MARQUETTE: The evidence herein shows that on April 10, 1920, John A. Hicks transferred to his two sons certain shares of the capital stock of the John A. Hicks Co., and that subsequently upon the dissolution of that company they participated in its assets in proportion to their stockholdings. But John A. Hicks did not convey to the sons any direct interest in the corporate assets; he gave them only shares of stock which entitled them to share in the earnings of the corporation, and upon dissolution, to aliquot shares in its assets after the payment of its debts.
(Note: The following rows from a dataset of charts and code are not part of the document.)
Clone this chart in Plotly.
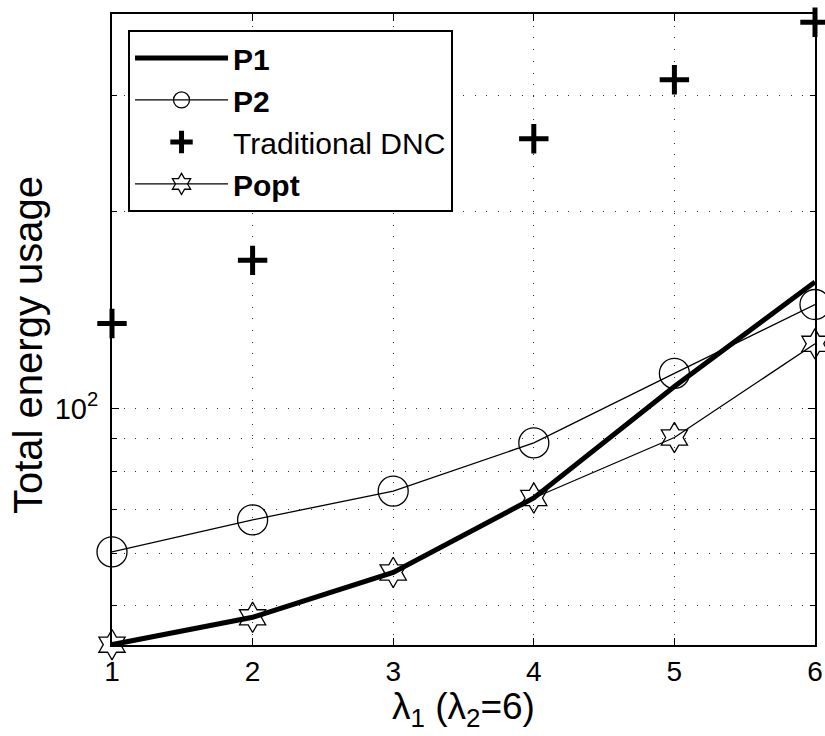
import plotly.graph_objects as go
import math

x_vals = [1, 2, 3, 4, 5, 6]
p1 = [43.6, 48.0, 56.2, 73.0, 108.0, 156.0]
p2 = [60.4, 67.6, 74.8, 88.6, 113.1, 144.1]
dnc = [134.8, 168.3, 210.0, 258.0, 317.5, 388.6]
popt = [43.6, 48.0, 56.2, 73.0, 90.3, 125.5]

y_major = [100]
y_major_text = ["10<sup>2</sup>"]
y_minor = [50, 60, 70, 80, 90, 200, 300, 400]
y_min, y_max = 43.55, 400.0

FONT = "Liberation Sans, Arial, Helvetica, sans-serif"

fig = go.Figure()
fig.add_trace(go.Scatter(x=x_vals, y=p1, mode="lines", name="<b>P1</b>",
                         line=dict(color="black", width=5)))
fig.add_trace(go.Scatter(x=x_vals, y=p2, mode="lines+markers", name="<b>P2</b>",
                         line=dict(color="black", width=1.3),
                         marker=dict(symbol="circle-open", size=30, color="black",
                                     line=dict(width=1.3, color="black")),
                         cliponaxis=False))
fig.add_trace(go.Scatter(x=x_vals, y=dnc, mode="markers", name="Traditional DNC",
                         marker=dict(symbol="cross-thin-open", size=21, color="black",
                                     line=dict(width=5, color="black")),
                         cliponaxis=False))
fig.add_trace(go.Scatter(x=x_vals, y=popt, mode="lines+markers", name="<b>Popt</b>",
                         line=dict(color="black", width=1.3),
                         marker=dict(symbol="hexagram-open", size=23, color="black",
                                     line=dict(width=1.3, color="black")),
                         cliponaxis=False))

fig.update_layout(
    width=825, height=736,
    margin=dict(l=112, r=10, t=14, b=91),
    paper_bgcolor="white", plot_bgcolor="white",
    font=dict(family=FONT, color="black", size=28),
    showlegend=True,
    legend=dict(x=0.0228, y=0.9747, xanchor="left", yanchor="top",
                bgcolor="white", bordercolor="black", borderwidth=2,
                font=dict(family=FONT, size=30, color="black"),
                itemwidth=93, tracegroupgap=0),
    xaxis=dict(range=[1, 6], tickvals=x_vals, ticks="inside", ticklen=7,
               tickcolor="black", tickwidth=1, showline=True, linecolor="black",
               linewidth=2, mirror="allticks", showgrid=True, gridcolor="#333333",
               gridwidth=1, griddash="1px,10.7px", zeroline=False,
               tickfont=dict(size=28), ticklabelstandoff=0, automargin=False),
    yaxis=dict(type="log", range=[math.log10(y_min), math.log10(y_max)],
               tickmode="array", tickvals=y_major, ticktext=y_major_text,
               ticks="inside", ticklen=7, tickcolor="black", tickwidth=1,
               showline=True, linecolor="black", linewidth=2, mirror="allticks",
               showgrid=True, gridcolor="#333333", gridwidth=1,
               griddash="1px,10.7px", zeroline=False, automargin=False,
               tickfont=dict(size=29), ticklabelstandoff=6,
               minor=dict(tickmode="array", tickvals=y_minor, ticks="inside",
                          ticklen=5, tickcolor="black", showgrid=True,
                          gridcolor="#333333", gridwidth=1,
                          griddash="1px,10.7px")),
    annotations=[
        dict(text="Total energy usage", textangle=-90, xref="paper", yref="paper",
             x=-0.1195, y=0.4754, xanchor="center", yanchor="middle",
             showarrow=False, font=dict(size=40, family=FONT)),
        dict(text="λ<sub>1</sub> (λ<sub>2</sub>=6)", xref="paper", yref="paper",
             x=0.5, y=-0.062, xanchor="center", yanchor="top",
             showarrow=False, font=dict(size=37, family=FONT)),
    ],
)

fig.write_html("out.html", config={"displayModeBar": False},
               post_script="document.body.style.margin='0';document.body.style.padding='0';")
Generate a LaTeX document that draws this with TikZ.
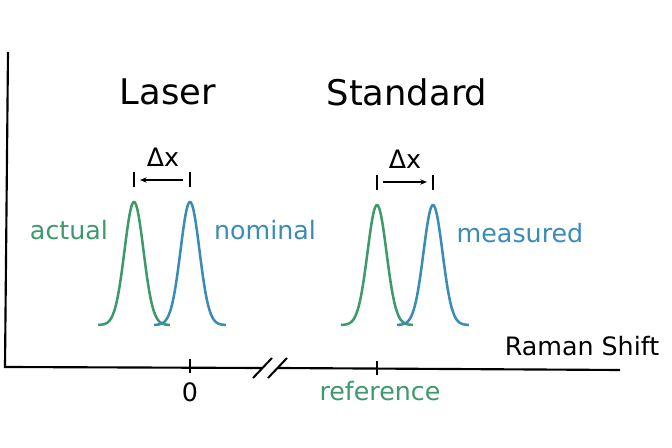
\documentclass[tikz,border=0pt]{standalone}
\usepackage{fontspec}
\setmainfont{DejaVu Sans}
\usetikzlibrary{arrows.meta}

\definecolor{refgreen}{RGB}{62,154,106}
\definecolor{nomblue}{RGB}{58,139,181}

\tikzset{
    axisline/.style={line width=1.6pt, black},
    peak/.style={line width=1.9pt, smooth, samples=60, domain=-36:36},
    shiftbar/.style={line width=0.9pt, black},
    label/.style={font=\fontsize{19}{22}\selectfont, inner sep=0pt},
    title/.style={font=\fontsize{26.5}{30}\selectfont, inner sep=0pt}
}

\begin{document}
\begin{tikzpicture}[x=0.75pt, y=-0.75pt]
    \useasboundingbox (0,0) rectangle (672,448);

    % Draw the axes with a break
    \coordinate (top) at (8,52);
    \coordinate (origin) at (5,367);
    \coordinate (breakL) at (262,368);
    \coordinate (breakR) at (278,368);
    \coordinate (xend) at (620,370);
    \draw[axisline] (top) -- (origin) -- (breakL);
    \draw[axisline] (breakR) -- (xend);
    \draw[line width=1.5pt] (253,378) -- (272,358);
    \draw[line width=1.5pt] (268,378) -- (287,358);
    \node[label] (shift) at (582,346) {Raman Shift};

    % Draw the ticks
    \coordinate (zeroT) at (190,359);
    \coordinate (zeroB) at (190,373);
    \coordinate (refT) at (377,361);
    \coordinate (refB) at (377,375);
    \draw[line width=0.9pt] (zeroT) -- (zeroB);
    \draw[line width=0.9pt] (refT) -- (refB);
    \node[label] (zero) at (190,392) {0};
    \node[label, refgreen] (reference) at (380,391) {reference};

    % Draw the peaks
    \draw[peak, refgreen, shift={(134,325)}] plot (\x, {-123*exp(-(\x)^2/180)});
    \draw[peak, nomblue, shift={(190,325)}] plot (\x, {-123*exp(-(\x)^2/180)});
    \draw[peak, refgreen, shift={(377,325)}] plot (\x, {-120*exp(-(\x)^2/180)});
    \draw[peak, nomblue, shift={(433,325)}] plot (\x, {-120*exp(-(\x)^2/180)});

    % Laser side
    \node[title] (laser) at (168,92) {Laser};
    \node[label, refgreen] (actual) at (69,230) {actual};
    \node[label, nomblue] (nominal) at (265,230) {nominal};
    \coordinate (laserA) at (134,172);
    \coordinate (laserB) at (190,172);
    \draw[shiftbar] (laserA) -- ++(0,15);
    \draw[shiftbar] (laserB) -- ++(0,15);
    \draw[shiftbar, -{Stealth[length=5pt, width=4pt]}] ([shift={(-7,8)}]laserB) -- ([shift={(6,8)}]laserA);
    \node[label] (dxlaser) at (163,157) {Δx};

    % Standard side
    \node[title] (standard) at (407,92) {Standard};
    \node[label, nomblue] (measured) at (520,233) {measured};
    \coordinate (stdA) at (377,175);
    \coordinate (stdB) at (433,175);
    \draw[shiftbar] (stdA) -- ++(0,15);
    \draw[shiftbar] (stdB) -- ++(0,15);
    \draw[shiftbar, -{Stealth[length=5pt, width=4pt]}] ([shift={(6,7)}]stdA) -- ([shift={(-6,7)}]stdB);
    \node[label] (dxstd) at (405,159) {Δx};
\end{tikzpicture}
\end{document}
We are therefore unable to perceive upon what theory the respondent*4272 included in the gross estate of John A. Hicks, any part of the assets of the corporation which the sons received in liquidation. If there was anything to be included in the estate on account of the transfers involved herein, it was the value of the thing transferred, to wit, 158 shares of the capital stock of the *1228 John A. Hicks Co. However, it is clear that the transfer was absolute and in praesenti and that there was no interest in or control over the stock reserved to the grantor. It is also clear, we think, that the transfers were not made by John A. Hicks in contemplation of death. There is not only no evidence to indicate that on April 10, 1920, John A. Hicks believed or had any reason to believe he would die in the reasonably near future, but on the other hand the evidence shows that he was in good health at that time and that he made the transfer pursuant to an intention he had formed and expressed several years before, to give to his sons an interest in the corporation, in the affairs of which they had long taken an active part.
Judgment will be entered on 15 days' notice, under Rule 50.